Speaker William Hay asked the clerk to read out the result of the vote
The devolution of policing and justice powers to Northern Ireland marks the end to decades of strife, Prime Minister Gordon Brown has said.
Out of the 105 votes cast in the NI Assembly, a total of 88 supported the move, with 17 against.
Mr Brown said the politics of progress had now replaced politics of division.
"It sends the most powerful message to those who would return to violence: that democracy and tolerance will prevail," he said.
"The courage and leadership of the parties who voted to complete devolution at Stormont will be noted around the world."
Policing and justice powers will now be devolved on 12 April after a 38-year gap.
US Secretary of State Hillary Clinton said devolving the powers was an important step in ensuring a peaceful and prosperous future for Northern Ireland.
Hillary Clinton had personally lobbied NI politicians
"I encourage all parties to work together in a spirit of cooperation and compromise as they continue the road toward a full and lasting peace," she said.
"The United States stands with the people of Northern Ireland in their efforts to build and sustain a thriving, confident, and shared society."
Disagreement on the timing of the devolution of the justice powers had threatened to collapse Northern Ireland's power-sharing administration.
In February, Northern Ireland's two main parties, the DUP and Sinn Fein, reached an agreement which, now the vote has been passed, will see a justice minister elected.
The Hillsborough Agreement allows for the first and deputy first ministers to identify a candidate who would command cross-community support in the assembly.
As expected, the Ulster Unionist Party voted against the powers being devolved, however, Tuesday's motion received the necessary cross-community consent to be passed.
All 44 of the nationalist assembly members backed the vote, while 35 out of 52 unionists also supported it.
Nine other members, including the Alliance Party's MLAs, also voted in support of the powers being devolved.
DUP leader and Northern Ireland First Minister Peter Robinson accused the UUP of seeking political advantage by voting against the devolution plans.
"I believe it is time for us all to move forward," he said.
"There must be no going back to the bad old days of the past.
"Throughout history there are times of challenge and defining moments. This is such a time. This is such a moment."
UUP leader Sir Reg Empey said his party did not believe the time was right for policing and justice powers to be devolved.
Sir Reg Empey's UUP voted against the motion
"We are a party for the devolution of justice, but it is the conditions to which we are coming," he said.
"We have not had a single solitary discussion at leadership level of what we are going to do with policing and justice.
"It is a bit like doing your driving test without doing your driving lessons."
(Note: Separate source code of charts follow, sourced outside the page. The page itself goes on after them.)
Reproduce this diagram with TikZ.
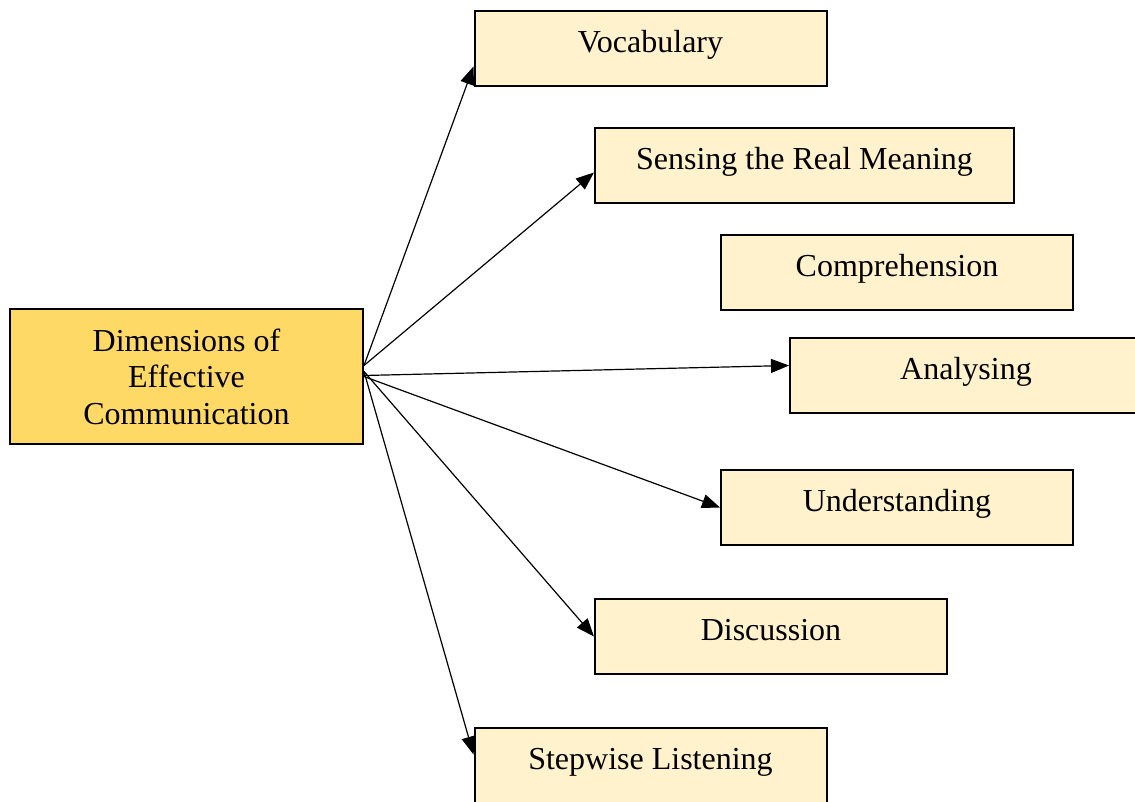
\documentclass[tikz,border=0pt]{standalone}
\usepackage{fontspec}
\setmainfont{Liberation Serif}
\usetikzlibrary{arrows.meta,calc}
\definecolor{gold}{HTML}{FFD966}
\definecolor{lightgold}{HTML}{FFF2CC}
\begin{document}
\begin{tikzpicture}[x=1pt,y=-1pt,
  every node/.style={font=\fontsize{32}{36.5}\selectfont},
  box/.style={draw=black, line width=2pt, fill=lightgold, inner sep=0pt,
    minimum width=352pt, text height=41.5pt, text depth=33.5pt, anchor=north west},
  mainbox/.style={draw=black, line width=2pt, fill=gold, inner sep=0pt,
    minimum width=353pt, minimum height=134pt, align=center, anchor=north west},
  arr/.style={line width=1.2pt, -{Triangle[length=18pt,width=14pt]}}
]
\useasboundingbox (0,0) rectangle (1135,802);
\clip (0,0) rectangle (1135,802);

\node[mainbox] (main) at (9,308.5) {Dimensions of\\Effective\\Communication};

\node[box] (voc) at (473.5,10.5) {Vocabulary};
\node[box, minimum width=419pt] (sen) at (594,127.5) {Sensing the Real Meaning};
\node[box] (com) at (720,234) {Comprehension};
\node[box] (ana) at (789,337) {Analysing};
\node[box] (und) at (720,469) {Understanding};
\node[box] (dis) at (594,598) {Discussion};
\node[box] (ste) at (473.5,727) {Stepwise Listening};

\coordinate (up) at ($(main.east)+(0,-11)$);
\coordinate (mid) at ($(main.east)+(0,-1)$);
\coordinate (lo) at ($(main.east)+(0,-5)$);

\draw[arr] (up) -- ($(voc.south west)+(0,-21)$);
\draw[arr] (up) -- ($(sen.west)+(0,6.5)$);
\draw[arr] (mid) -- ($(ana.west)+(0,-10)$);
\draw[arr] (main.east) -- (und.west);
\draw[arr] (lo) -- (dis.west);
\draw[arr] (lo) -- ($(ste.north west)+(0,27.5)$);
\end{tikzpicture}
\end{document}
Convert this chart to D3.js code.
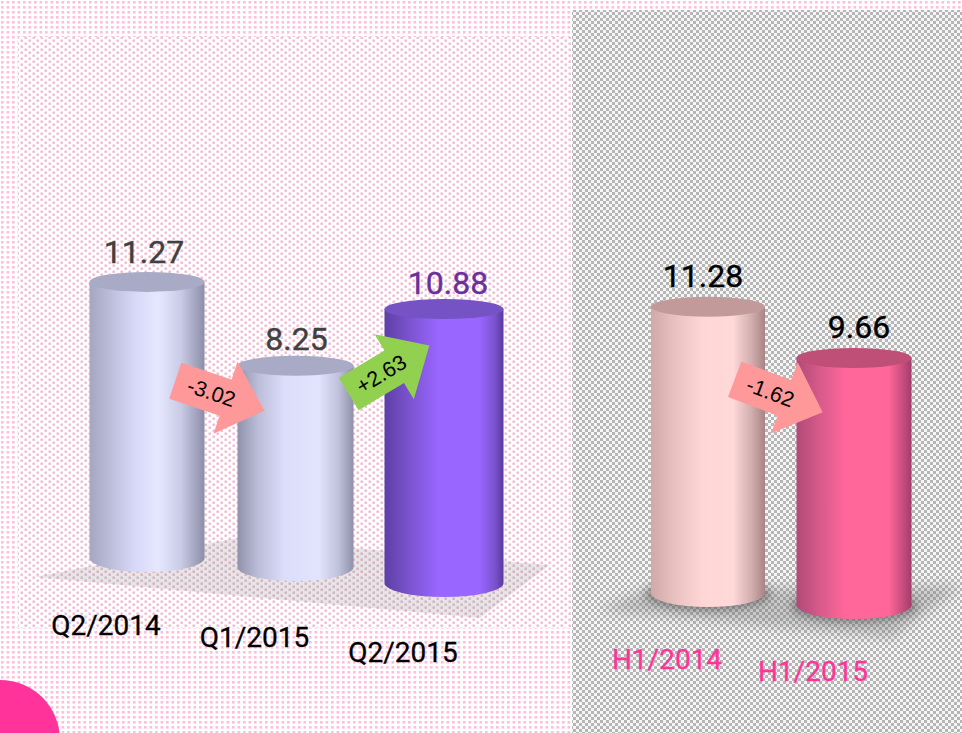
<!DOCTYPE html>
<html><head><meta charset="utf-8">
<script src="https://cdn.jsdelivr.net/npm/d3@7"></script>
<style>html,body{margin:0;padding:0;background:#fff}svg{display:block}text{font-family:Roboto,sans-serif}</style>
</head><body><div id="c"></div>
<script>
// ---- data
const quarterCategories = ["Q2/2014","Q1/2015","Q2/2015"];
const quarterValues = [11.27,8.25,10.88];
const halfCategories = ["H1/2014","H1/2015"];
const halfValues = [11.28,9.66];
const quarterDeltas = ["-3.02","+2.63"];
const halfDeltas = ["-1.62"];

// ---- layout and style
const W=962,H=733;
const xQuarter=d3.scalePoint().domain(quarterCategories).range([147,444]);
const xHalf=d3.scalePoint().domain(halfCategories).range([708,854]);
const hScale=d3.scaleLinear().domain([0,12]).range([0,300]);
const lay={
 "Q2/2014":{base:558,rx:57.5,depth:.98,dx:-3,lift:19,catDy:1,skin:"lav",val:"#404040",cat:"#000",top:"#a9aac6"},
 "Q1/2015":{base:567,rx:58,depth:.976,dx:1,lift:16,catDy:4,skin:"lav2",val:"#404040",cat:"#000",top:"#a9aac6"},
 "Q2/2015":{base:583,rx:59.5,depth:1.007,dx:4,lift:15,catDy:3,skin:"pur",val:"#6a2f9e",cat:"#000",top:"#7553c4"},
 "H1/2014":{base:593,rx:57,depth:1.015,dx:-5,lift:20,catDy:0,skin:"pal",val:"#000",cat:"#ff3399",top:"#c29a9a"},
 "H1/2015":{base:605,rx:57.5,depth:1.023,dx:5,lift:20,catDy:0,skin:"hot",val:"#000",cat:"#ff3399",top:"#c04f78"}
};
const skins={
 lav:[[0,"#a5a6c0"],[.15,"#b8b9d5"],[.38,"#d6d7f6"],[.6,"#e6e7ff"],[.8,"#c8c9e4"],[1,"#8c8da6"]],
 lav2:[[0,"#9092ac"],[.18,"#bcbdd8"],[.4,"#dcddfa"],[.7,"#e2e3fd"],[.87,"#c0c1dc"],[1,"#8f90a8"]],
 pur:[[0,"#5e3fa6"],[.2,"#7a52cc"],[.45,"#9966ff"],[.8,"#9966ff"],[.93,"#7a52cc"],[1,"#57399c"]],
 pal:[[0,"#d2a8a8"],[.2,"#e8c0c0"],[.45,"#ffd6d6"],[.72,"#ffd8d8"],[.88,"#d2aeae"],[1,"#a88484"]],
 hot:[[0,"#b04a78"],[.2,"#d65a8a"],[.42,"#ff6699"],[.8,"#ff6699"],[.92,"#c94f80"],[1,"#a23c6a"]]
};
const TOP_RY=10,BOT_RY=14;

const svg=d3.select("#c").append("svg").attr("width",W).attr("height",H).attr("viewBox",[0,0,W,H]);
const defs=svg.append("defs");

function dotPattern(id,color,size,w,h,spots){
  const p=defs.append("pattern").attr("id",id).attr("patternUnits","userSpaceOnUse").attr("width",w).attr("height",h);
  p.append("rect").attr("width",w).attr("height",h).attr("fill","#fff");
  spots.forEach(d=>p.append("rect").attr("x",d[0]).attr("y",d[1]).attr("width",size).attr("height",size).attr("fill",color));
}
dotPattern("pinkDots","#ffbedb",2.6,11,10,[[1,1],[6.5,1],[1,6],[6.5,6]]);
dotPattern("paleDots","#eebad2",2.4,8,6,[[0.5,0.5],[4.5,3.5]]);
const chk=defs.append("pattern").attr("id","checker").attr("patternUnits","userSpaceOnUse").attr("width",6).attr("height",6);
chk.append("rect").attr("width",6).attr("height",6).attr("fill","#f6f6f6");
chk.append("rect").attr("width",3).attr("height",3).attr("fill","#b6b6b6");
chk.append("rect").attr("x",3).attr("y",3).attr("width",3).attr("height",3).attr("fill","#b6b6b6");
defs.append("filter").attr("id","soft").attr("x","-30%").attr("y","-30%").attr("width","160%").attr("height","160%").append("feGaussianBlur").attr("stdDeviation",6);
defs.append("filter").attr("id","soft2").attr("x","-30%").attr("y","-60%").attr("width","160%").attr("height","220%").append("feGaussianBlur").attr("stdDeviation",4);

Object.entries(skins).forEach(([k,stops])=>{
  const g=defs.append("linearGradient").attr("id","sk-"+k);
  stops.forEach(s=>g.append("stop").attr("offset",s[0]).attr("stop-color",s[1]));
});

// backgrounds
svg.append("rect").attr("width",W).attr("height",H).attr("fill","url(#pinkDots)");
svg.append("rect").attr("x",18).attr("y",37).attr("width",554).attr("height",591).attr("fill","url(#paleDots)");
svg.append("rect").attr("x",572).attr("y",10).attr("width",390).attr("height",723).attr("fill","url(#checker)");
svg.append("circle").attr("cx",0).attr("cy",740).attr("r",60).attr("fill","#ff3399");

// floors
svg.append("path").attr("d","M34,577 L237,538 L550,565 L480,618 Z").attr("fill","#808080").attr("opacity",.2);
svg.append("path").attr("d","M598,610 L650,588 L962,586 L892,638 Z").attr("fill","#707070").attr("opacity",.32).attr("filter","url(#soft)");

function cylinders(cats,vals,x,shadow){
  const rows=cats.map((c,i)=>({c,v:vals[i],...lay[c],cx:x(c)}));
  if(shadow){
    svg.append("g").selectAll("ellipse").data(rows).join("ellipse")
      .attr("cx",d=>d.cx).attr("cy",d=>d.base+1).attr("rx",d=>d.rx+5).attr("ry",BOT_RY+2)
      .attr("fill","#505050").attr("opacity",.55).attr("filter","url(#soft2)");
  }
  const g=svg.append("g").selectAll("g").data(rows).join("g");
  g.append("path").attr("fill",d=>`url(#sk-${d.skin})`).attr("d",d=>{
    const t=d.base-hScale(d.v)*d.depth,l=d.cx-d.rx,r=d.cx+d.rx;
    return `M${l},${t}L${r},${t}L${r},${d.base}A${d.rx},${BOT_RY} 0 0 1 ${l},${d.base}Z`;
  });
  g.append("ellipse").attr("cx",d=>d.cx).attr("cy",d=>d.base-hScale(d.v)*d.depth)
    .attr("rx",d=>d.rx).attr("ry",TOP_RY).attr("fill",d=>d.top);
  g.append("text").attr("x",d=>d.cx+d.dx).attr("y",d=>d.base-hScale(d.v)*d.depth-d.lift)
    .attr("text-anchor","middle").attr("font-size",32).attr("font-weight",400).attr("fill",d=>d.val)
    .attr("stroke",d=>d.val).attr("stroke-width",.4)
    .text(d=>d3.format(".2f")(d.v));
  g.append("text").attr("x",d=>d.cx-41).attr("y",d=>d.base+BOT_RY+62+d.catDy)
    .attr("text-anchor","middle").attr("font-size",28).attr("font-weight",400).attr("fill",d=>d.cat)
    .attr("stroke",d=>d.cat).attr("stroke-width",.3).text(d=>d.c);
}
cylinders(quarterCategories,quarterValues,xQuarter,false);
cylinders(halfCategories,halfValues,xHalf,true);

// delta arrows
const arrowShape=d3.line()([[0,-19],[53,-19],[53,-38],[94,0],[53,38],[53,19],[0,19]])+"Z";
const arrowPlaces=[
 {t:quarterDeltas[0],x:175.3,y:380.8,a:18.5,f:"#ff9999"},
 {t:quarterDeltas[1],x:348.8,y:394,a:-31,f:"#92d050"},
 {t:halfDeltas[0],x:734.7,y:379.2,a:20.6,f:"#ff9999"}
];
const ag=svg.append("g").selectAll("g").data(arrowPlaces).join("g")
  .attr("transform",d=>`translate(${d.x},${d.y}) rotate(${d.a})`);
ag.append("path").attr("d",arrowShape).attr("fill",d=>d.f);
ag.append("text").attr("x",38).attr("y",7).attr("text-anchor","middle").attr("font-size",21.5)
  .style("font-family","'Liberation Sans',Arial,sans-serif").attr("fill","#000").text(d=>d.t);
</script></body></html>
Sinn Fein's Gerry Kelly described the "overwhelming vote" as a "huge step forward for the people of the north and throughout Ireland".
"It's unfortunate that the UUP were entirely out of line. We will move ahead and it was a huge vote to move ahead on," he said.
SDLP leader Margaret Ritchie said her party's vote for the devolution of policing and justice powers was not an endorsement of the Hillsborough Agreement.
She said: "The SDLP still had serious concerns about the integrity of the process and the gerrymandering of the justice ministry."
Alliance leader David Ford said it had been a momentous day for Northern Ireland.
"This is the start of the process which will see politics here come of age," he added.
Conservative Party leader David Cameron said his party had long supported the devolution of policing and justice powers.
He said: "Concerns about the functioning of the executive as a genuine four-party coalition prevented the Ulster Unionists from backing today's vote, and I hope these will now be resolved in a spirit of genuine partnership."
Irish Prime Minister Brian Cowen said it was a good day for the island of Ireland.
"For the first time, we can look forward to policing and justice powers being exercised by democratic institutions on a cross-community basis in Northern Ireland," he said.
PSNI Chief Constable Matt Baggott said devolving the powers would help achieve a peaceful society in Northern Ireland.
"It will help to ensure that communities receive the policing service that not only they deserve, but that we are committed to delivering," he said.